WHAT THE TASK REQUIRES:
Set out each line from the following listing that includes the word "this".

RECORDS FOR PROCESSING:
··········

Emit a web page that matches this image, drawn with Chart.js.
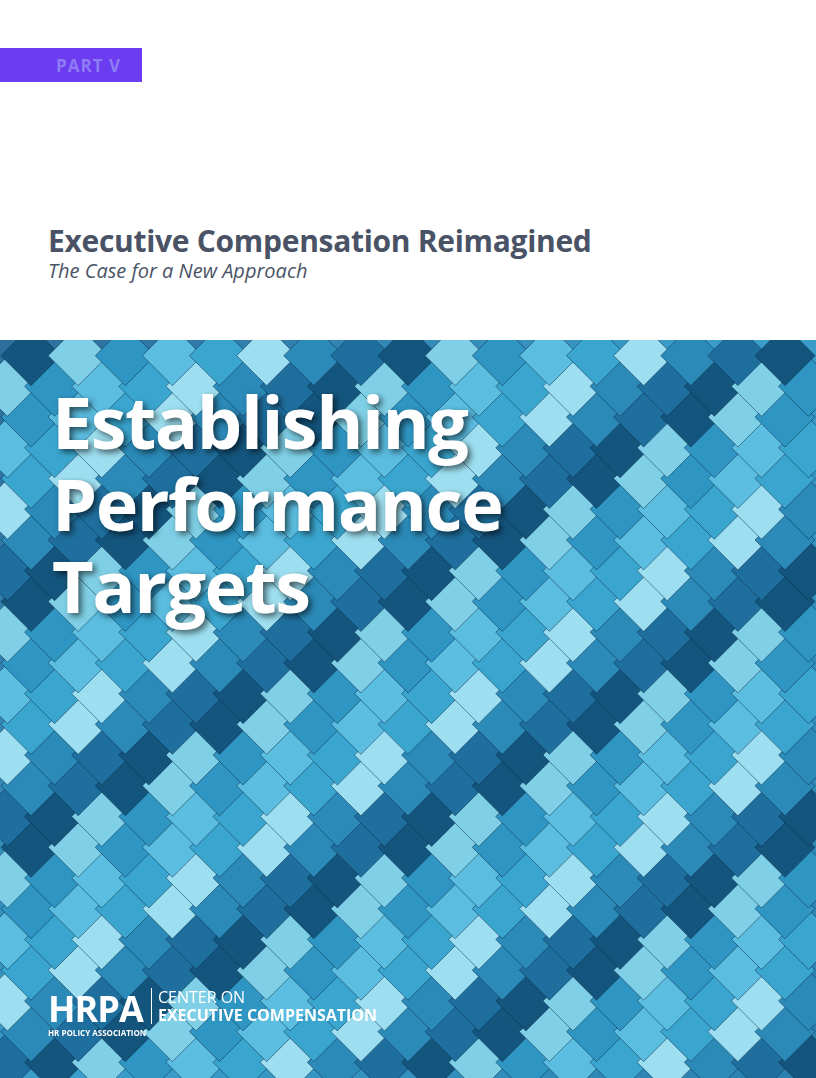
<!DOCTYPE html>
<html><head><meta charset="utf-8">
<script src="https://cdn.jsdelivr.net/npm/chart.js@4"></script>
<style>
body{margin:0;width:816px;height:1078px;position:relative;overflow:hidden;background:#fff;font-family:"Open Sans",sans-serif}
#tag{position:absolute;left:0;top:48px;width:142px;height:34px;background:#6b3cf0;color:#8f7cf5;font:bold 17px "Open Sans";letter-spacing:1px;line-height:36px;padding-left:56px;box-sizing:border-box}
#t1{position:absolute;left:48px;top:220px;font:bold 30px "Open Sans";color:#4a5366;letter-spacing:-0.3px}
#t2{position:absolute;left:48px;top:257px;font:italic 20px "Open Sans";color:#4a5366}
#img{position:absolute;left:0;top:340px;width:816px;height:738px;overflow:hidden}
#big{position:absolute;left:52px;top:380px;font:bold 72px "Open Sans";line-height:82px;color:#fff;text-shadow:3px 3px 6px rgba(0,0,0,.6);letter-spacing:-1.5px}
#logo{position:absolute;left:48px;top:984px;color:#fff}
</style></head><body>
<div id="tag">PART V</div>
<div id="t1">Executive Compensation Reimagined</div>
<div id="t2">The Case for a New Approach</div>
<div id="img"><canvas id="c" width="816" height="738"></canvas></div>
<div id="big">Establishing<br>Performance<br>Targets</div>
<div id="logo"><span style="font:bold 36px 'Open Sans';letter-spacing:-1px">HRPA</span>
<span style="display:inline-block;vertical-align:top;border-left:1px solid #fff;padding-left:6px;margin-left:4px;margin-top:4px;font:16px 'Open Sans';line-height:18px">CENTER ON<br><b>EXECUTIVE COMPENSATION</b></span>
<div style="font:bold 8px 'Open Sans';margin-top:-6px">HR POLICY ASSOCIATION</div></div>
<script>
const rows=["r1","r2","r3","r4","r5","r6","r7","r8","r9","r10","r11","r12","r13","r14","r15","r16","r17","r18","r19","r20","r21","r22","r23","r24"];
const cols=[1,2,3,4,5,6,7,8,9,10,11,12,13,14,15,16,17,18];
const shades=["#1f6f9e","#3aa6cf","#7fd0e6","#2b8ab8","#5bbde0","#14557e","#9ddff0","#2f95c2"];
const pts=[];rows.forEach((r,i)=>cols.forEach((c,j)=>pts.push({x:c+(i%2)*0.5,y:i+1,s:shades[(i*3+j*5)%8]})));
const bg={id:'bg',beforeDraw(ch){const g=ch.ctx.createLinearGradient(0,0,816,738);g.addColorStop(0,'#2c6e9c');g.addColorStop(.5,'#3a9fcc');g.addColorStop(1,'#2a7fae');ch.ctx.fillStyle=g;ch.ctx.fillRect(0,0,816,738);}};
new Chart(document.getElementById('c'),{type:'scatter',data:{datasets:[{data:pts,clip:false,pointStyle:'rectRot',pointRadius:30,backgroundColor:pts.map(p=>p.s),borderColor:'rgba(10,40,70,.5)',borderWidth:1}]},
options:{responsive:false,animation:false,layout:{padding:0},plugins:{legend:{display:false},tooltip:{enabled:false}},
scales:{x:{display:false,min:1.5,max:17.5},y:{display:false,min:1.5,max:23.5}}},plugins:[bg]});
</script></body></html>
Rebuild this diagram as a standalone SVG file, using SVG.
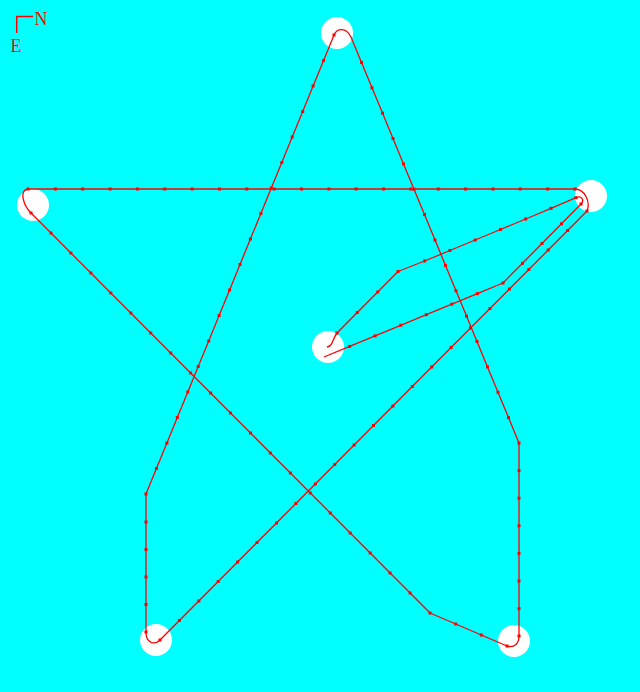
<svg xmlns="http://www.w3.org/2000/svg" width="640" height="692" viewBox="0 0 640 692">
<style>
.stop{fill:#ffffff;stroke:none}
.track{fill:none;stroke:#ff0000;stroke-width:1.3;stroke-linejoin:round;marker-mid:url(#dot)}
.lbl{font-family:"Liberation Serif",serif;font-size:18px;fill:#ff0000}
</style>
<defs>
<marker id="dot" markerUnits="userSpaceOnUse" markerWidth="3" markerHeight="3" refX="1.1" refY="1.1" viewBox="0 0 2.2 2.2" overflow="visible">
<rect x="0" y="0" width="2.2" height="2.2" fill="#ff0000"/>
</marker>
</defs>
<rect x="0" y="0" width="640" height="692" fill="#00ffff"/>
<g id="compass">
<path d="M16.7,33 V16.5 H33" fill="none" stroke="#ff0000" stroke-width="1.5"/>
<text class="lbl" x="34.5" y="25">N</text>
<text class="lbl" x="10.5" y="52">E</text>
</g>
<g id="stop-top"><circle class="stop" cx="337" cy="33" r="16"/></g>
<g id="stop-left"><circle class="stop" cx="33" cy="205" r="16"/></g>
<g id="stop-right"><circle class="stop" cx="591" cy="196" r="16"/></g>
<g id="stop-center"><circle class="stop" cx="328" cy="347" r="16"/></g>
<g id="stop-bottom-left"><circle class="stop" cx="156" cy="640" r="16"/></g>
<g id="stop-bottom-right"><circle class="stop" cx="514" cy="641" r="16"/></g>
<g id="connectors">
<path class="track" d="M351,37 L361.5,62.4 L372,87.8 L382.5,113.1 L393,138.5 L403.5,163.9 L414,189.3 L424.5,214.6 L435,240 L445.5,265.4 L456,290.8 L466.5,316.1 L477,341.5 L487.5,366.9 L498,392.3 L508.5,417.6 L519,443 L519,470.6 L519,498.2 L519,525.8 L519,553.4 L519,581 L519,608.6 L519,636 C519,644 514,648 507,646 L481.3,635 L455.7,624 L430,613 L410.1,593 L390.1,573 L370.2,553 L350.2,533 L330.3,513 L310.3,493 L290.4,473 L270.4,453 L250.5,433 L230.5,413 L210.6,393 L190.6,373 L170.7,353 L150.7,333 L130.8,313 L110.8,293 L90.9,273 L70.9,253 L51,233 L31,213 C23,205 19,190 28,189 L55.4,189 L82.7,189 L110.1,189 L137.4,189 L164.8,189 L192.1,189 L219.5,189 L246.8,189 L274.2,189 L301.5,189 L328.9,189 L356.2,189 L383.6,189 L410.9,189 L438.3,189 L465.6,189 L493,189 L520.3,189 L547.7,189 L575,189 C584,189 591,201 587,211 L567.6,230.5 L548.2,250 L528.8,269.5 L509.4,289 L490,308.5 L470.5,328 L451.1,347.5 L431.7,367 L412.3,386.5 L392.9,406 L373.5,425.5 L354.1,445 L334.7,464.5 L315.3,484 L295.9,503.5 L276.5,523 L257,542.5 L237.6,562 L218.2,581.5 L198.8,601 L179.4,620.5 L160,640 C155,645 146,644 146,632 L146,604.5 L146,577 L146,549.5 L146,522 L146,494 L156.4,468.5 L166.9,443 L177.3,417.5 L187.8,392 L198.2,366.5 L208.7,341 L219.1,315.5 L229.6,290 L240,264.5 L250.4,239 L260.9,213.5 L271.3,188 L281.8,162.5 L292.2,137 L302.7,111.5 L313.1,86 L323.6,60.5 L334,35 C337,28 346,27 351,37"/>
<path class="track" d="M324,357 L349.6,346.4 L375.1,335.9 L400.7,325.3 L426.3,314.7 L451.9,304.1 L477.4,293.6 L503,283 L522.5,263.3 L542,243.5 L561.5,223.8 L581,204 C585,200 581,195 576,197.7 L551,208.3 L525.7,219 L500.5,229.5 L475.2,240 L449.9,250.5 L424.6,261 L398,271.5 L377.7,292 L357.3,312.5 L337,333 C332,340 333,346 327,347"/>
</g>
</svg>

··········

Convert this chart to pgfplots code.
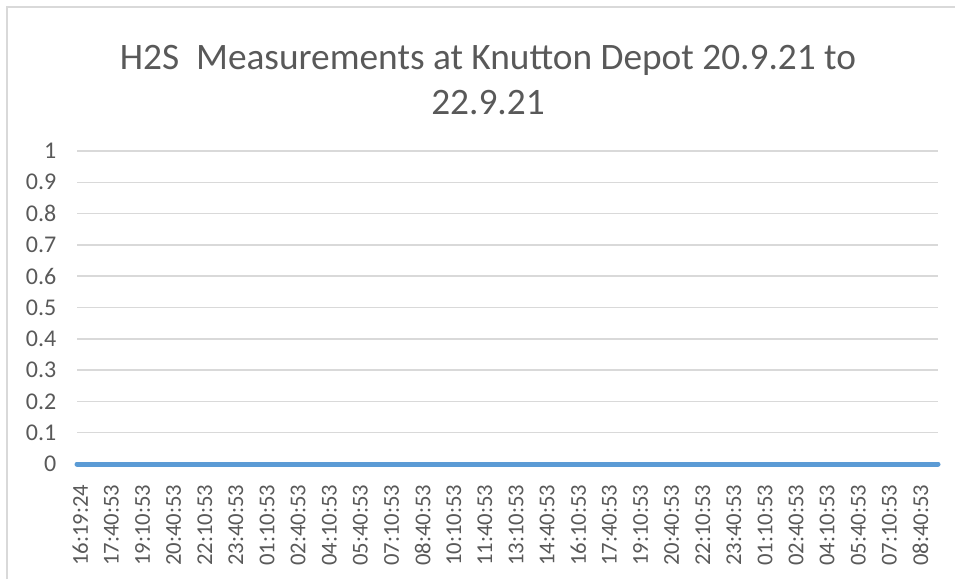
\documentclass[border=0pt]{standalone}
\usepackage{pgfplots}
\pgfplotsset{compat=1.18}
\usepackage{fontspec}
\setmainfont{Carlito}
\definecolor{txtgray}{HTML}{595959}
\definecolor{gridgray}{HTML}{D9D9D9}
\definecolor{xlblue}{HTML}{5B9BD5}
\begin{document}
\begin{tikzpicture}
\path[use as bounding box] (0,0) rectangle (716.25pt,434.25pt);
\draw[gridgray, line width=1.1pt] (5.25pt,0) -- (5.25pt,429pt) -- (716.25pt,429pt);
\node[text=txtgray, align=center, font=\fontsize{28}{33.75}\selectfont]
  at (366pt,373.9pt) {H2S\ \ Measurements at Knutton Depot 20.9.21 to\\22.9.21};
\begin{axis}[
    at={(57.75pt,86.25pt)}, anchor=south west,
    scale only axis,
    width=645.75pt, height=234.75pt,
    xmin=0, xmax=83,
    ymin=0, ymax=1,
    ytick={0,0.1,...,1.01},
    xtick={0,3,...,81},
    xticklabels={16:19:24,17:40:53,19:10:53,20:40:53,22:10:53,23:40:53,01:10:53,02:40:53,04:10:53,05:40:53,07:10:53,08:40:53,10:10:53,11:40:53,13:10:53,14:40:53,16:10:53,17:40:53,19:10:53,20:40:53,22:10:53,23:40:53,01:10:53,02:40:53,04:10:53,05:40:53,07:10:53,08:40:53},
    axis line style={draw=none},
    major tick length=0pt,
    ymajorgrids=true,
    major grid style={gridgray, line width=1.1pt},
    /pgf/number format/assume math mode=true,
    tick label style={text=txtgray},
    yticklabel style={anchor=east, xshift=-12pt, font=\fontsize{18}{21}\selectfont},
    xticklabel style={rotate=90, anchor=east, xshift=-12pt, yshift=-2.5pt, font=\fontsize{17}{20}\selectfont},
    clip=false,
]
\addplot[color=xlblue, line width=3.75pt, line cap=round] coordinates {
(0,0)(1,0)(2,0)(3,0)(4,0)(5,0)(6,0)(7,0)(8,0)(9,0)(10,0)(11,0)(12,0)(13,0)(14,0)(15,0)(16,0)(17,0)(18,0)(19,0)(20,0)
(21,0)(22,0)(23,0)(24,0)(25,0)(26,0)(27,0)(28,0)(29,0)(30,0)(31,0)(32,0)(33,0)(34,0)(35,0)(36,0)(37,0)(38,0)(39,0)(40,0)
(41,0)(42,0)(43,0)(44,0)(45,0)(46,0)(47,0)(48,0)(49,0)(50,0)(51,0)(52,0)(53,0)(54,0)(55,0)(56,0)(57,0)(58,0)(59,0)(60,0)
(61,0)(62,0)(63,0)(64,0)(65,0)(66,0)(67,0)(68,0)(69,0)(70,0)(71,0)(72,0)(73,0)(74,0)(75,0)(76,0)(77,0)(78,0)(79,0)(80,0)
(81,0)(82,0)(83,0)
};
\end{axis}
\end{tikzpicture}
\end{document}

··········

EXERCISE SOLUTION:
Emit a web page that matches this image, drawn with Chart.js.
Rebuild this diagram as a standalone SVG file, using SVG.
Convert this chart to pgfplots code.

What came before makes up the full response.